Menteri Keuangan, melalui surat nomor S-1023/MK.02/2024, meminta setiap Menteri atau Pimpinan Lembaga untuk melakukan penghematan minimal 50% dari sisa pagu Belanja Perjalanan Dinas, dengan tetap memastikan efektivitas pencapaian target program masing-masing. Dengan pemangkasan anggaran ini, alokasi dana dapat dialihkan ke sektor yang lebih produktif, seperti pengembangan sumber daya manusia dan peningkatan layanan publik berbasis digital.
Dari sudut pandang reformasi birokrasi, pemotongan anggaran justru menjadi peluang bagi Kemenag untuk beradaptasi dengan pendekatan yang lebih efisien. Menteri PANRB Rini Widyantini menyebutkan bahwa konsep share outcome, share output, dan share activities akan menjadi kunci dalam memastikan efektivitas program tanpa pemborosan anggaran. Misalnya, program pendampingan reformasi birokrasi yang sebelumnya dilakukan secara tatap muka kini dapat dijalankan secara daring, menghemat biaya operasional tanpa mengurangi kualitas asistensi.

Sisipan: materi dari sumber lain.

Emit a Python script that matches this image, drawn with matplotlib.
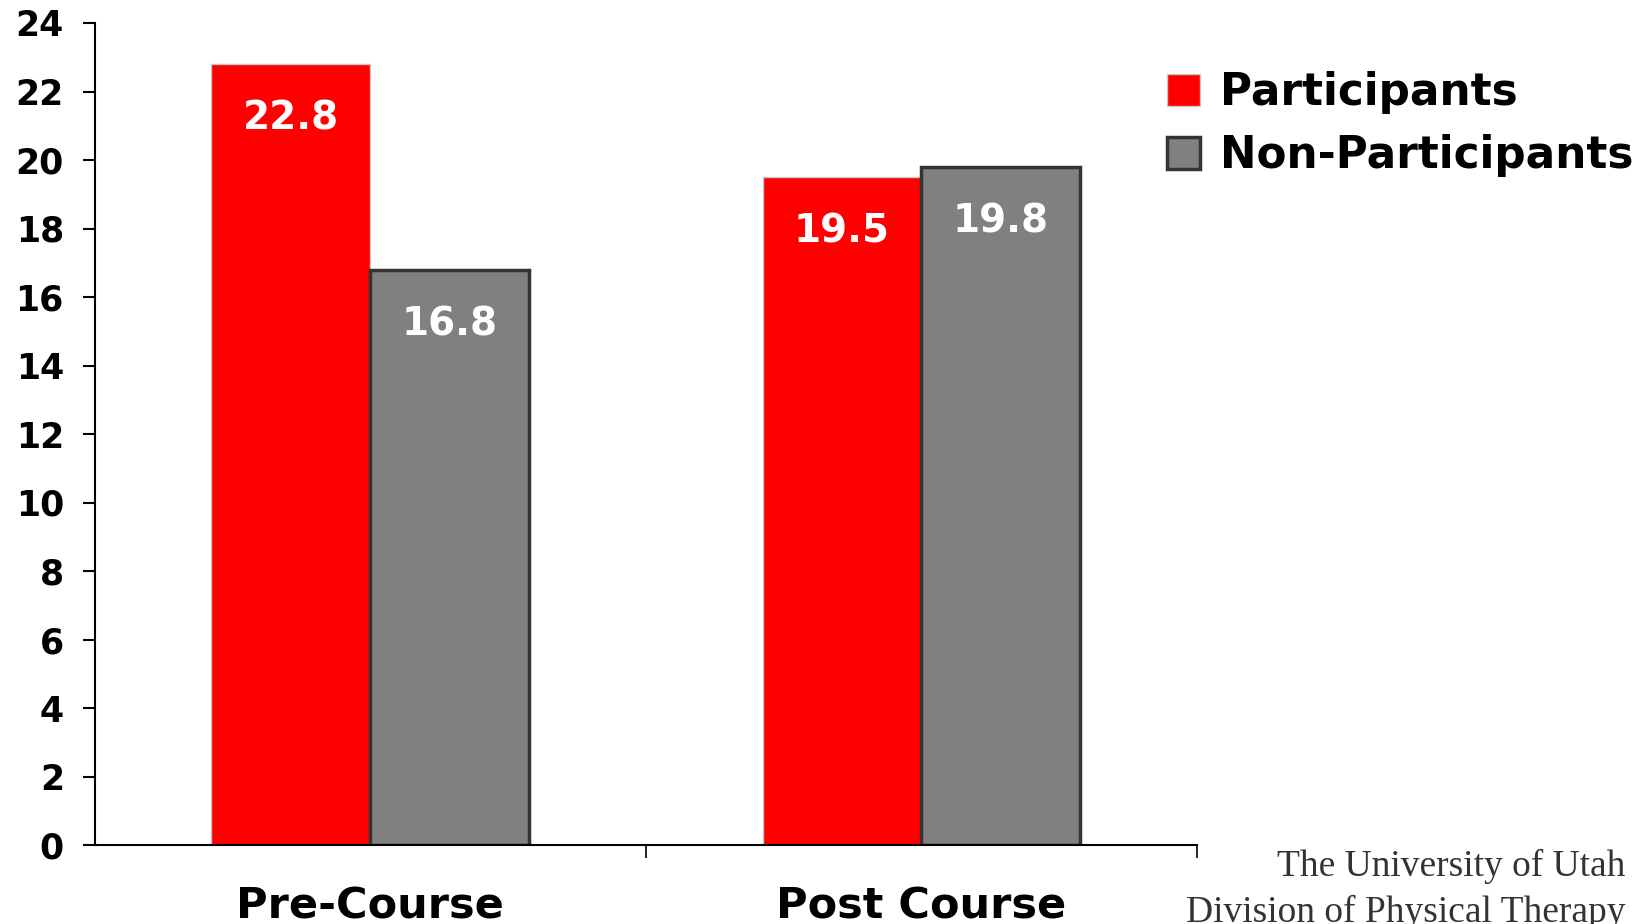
import matplotlib
matplotlib.use("Agg")
import matplotlib.pyplot as plt
import numpy as np

categories = ["Pre-Course", "Post Course"]
series_names = ["Participants", "Non-Participants"]
participants = [22.8, 19.5]
non_participants = [16.8, 19.8]
yticks = list(range(0, 25, 2))

W, H = 1646, 924
fig = plt.figure(figsize=(W / 100, H / 100), dpi=100)
ax = fig.add_axes([94.5 / W, 1 - 845 / H, (1197 - 94.5) / W, (845 - 23) / H])

x = np.arange(len(categories))
bw = 0.288
b1 = ax.bar(x - bw / 2, participants, bw, color="#ff0000", edgecolor="#c8c8c8",
            linewidth=1.0, label=series_names[0], zorder=2)
b2 = ax.bar(x + bw / 2, non_participants, bw, color="#808080", edgecolor="#333333",
            linewidth=2.5, label=series_names[1], zorder=2)

for bars, vals in ((b1, participants), (b2, non_participants)):
    for r, v in zip(bars, vals):
        ax.text(r.get_x() + r.get_width() / 2, v - 1.6, f"{v:.1f}", ha="center", va="center",
                color="white", fontsize=28, fontweight="bold", family="DejaVu Sans", zorder=3)

ax.set_xlim(-0.5, 1.5)
ax.set_ylim(0, 24)
ax.set_yticks(yticks)
ax.set_yticklabels([str(t) for t in yticks], fontsize=25, fontweight="bold", family="DejaVu Sans")
ax.set_xticks(x)
ax.set_xticklabels(categories, fontsize=31, fontweight="bold", family="DejaVu Sans")
ax.set_xticks([0.5, 1.5], minor=True)
ax.tick_params(axis="x", which="major", length=0, pad=29)
ax.tick_params(axis="x", which="minor", length=9, width=1.2, direction="out")
ax.tick_params(axis="y", length=9, width=1.5, pad=13, direction="out")

for s in ("top", "right"):
    ax.spines[s].set_visible(False)
for s in ("left", "bottom"):
    ax.spines[s].set_linewidth(1.5)

leg = fig.legend(handles=[b1, b2], labels=series_names, loc="upper left",
                 bbox_to_anchor=(1128 / W, 1 - 32 / H), frameon=False,
                 prop={"family": "DejaVu Sans", "weight": "bold", "size": 31.5},
                 handlelength=0.75, handleheight=0.75, handletextpad=0.45, labelspacing=0.45)

fig.text(1625 / W, 1 - 866 / H, "The University of Utah", ha="right", va="center",
         fontsize=27, family="Liberation Serif", color="#333333")
fig.text(1625 / W, 1 - 912 / H, "Division of Physical Therapy", ha="right", va="center",
         fontsize=27, family="Liberation Serif", color="#333333")

fig.savefig("out.png", dpi=100)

Namun, dari perspektif pelaksana di lapangan, tantangan terbesar dari pemotongan anggaran ini adalah memastikan bahwa efisiensi tidak mengorbankan kualitas pelayanan. Beberapa program strategis, seperti pembangunan Zona Integritas (ZI) menuju Wilayah Bebas dari Korupsi (WBK) dan Wilayah Birokrasi Bersih dan Melayani (WBBM), tetap membutuhkan sumber daya yang memadai. Jika tidak dikelola dengan baik, efisiensi justru dapat berujung pada penurunan kualitas layanan publik, yang pada akhirnya merugikan masyarakat.
Dari sisi akademisi dan ekonom, pemotongan anggaran dalam skala besar perlu disertai dengan evaluasi menyeluruh terhadap efektivitas belanja negara. Menurut laporan Bank Dunia, belanja pegawai dan operasional di Indonesia masih bisa dioptimalkan melalui strategi digitalisasi dan peningkatan produktivitas ASN. Negara-negara seperti Estonia telah sukses menerapkan digitalisasi dalam layanan pemerintahan, yang memungkinkan efisiensi anggaran tanpa mengorbankan produktivitas. Indonesia pun memiliki potensi untuk mengadopsi pendekatan serupa, dengan mempercepat transformasi digital di berbagai sektor birokrasi.
Dari perspektif masyarakat, efisiensi anggaran harus tetap menjamin layanan publik yang optimal. Masyarakat mengharapkan bahwa pemangkasan anggaran tidak berdampak pada keterlambatan layanan administratif maupun pengurangan kualitas program sosial dan keagamaan yang dikelola oleh Kemenag. Oleh karena itu, transparansi dalam alokasi anggaran harus menjadi prioritas utama agar pemotongan ini tidak menimbulkan ketidakpercayaan publik.
Dengan strategi yang tepat, efisiensi anggaran bukan hanya tentang pemotongan biaya, tetapi juga tentang menciptakan birokrasi yang lebih adaptif dan inovatif. Jika pemangkasan anggaran Kemenag dilakukan dengan perencanaan yang matang, bukan tidak mungkin hal ini akan menjadi langkah awal bagi reformasi birokrasi yang lebih efektif dan berorientasi pada pelayanan publik yang berkualitas. Pemerintah dan masyarakat harus melihat ini bukan sebagai ancaman, tetapi sebagai kesempatan untuk membangun sistem yang lebih transparan, akuntabel, dan efisien.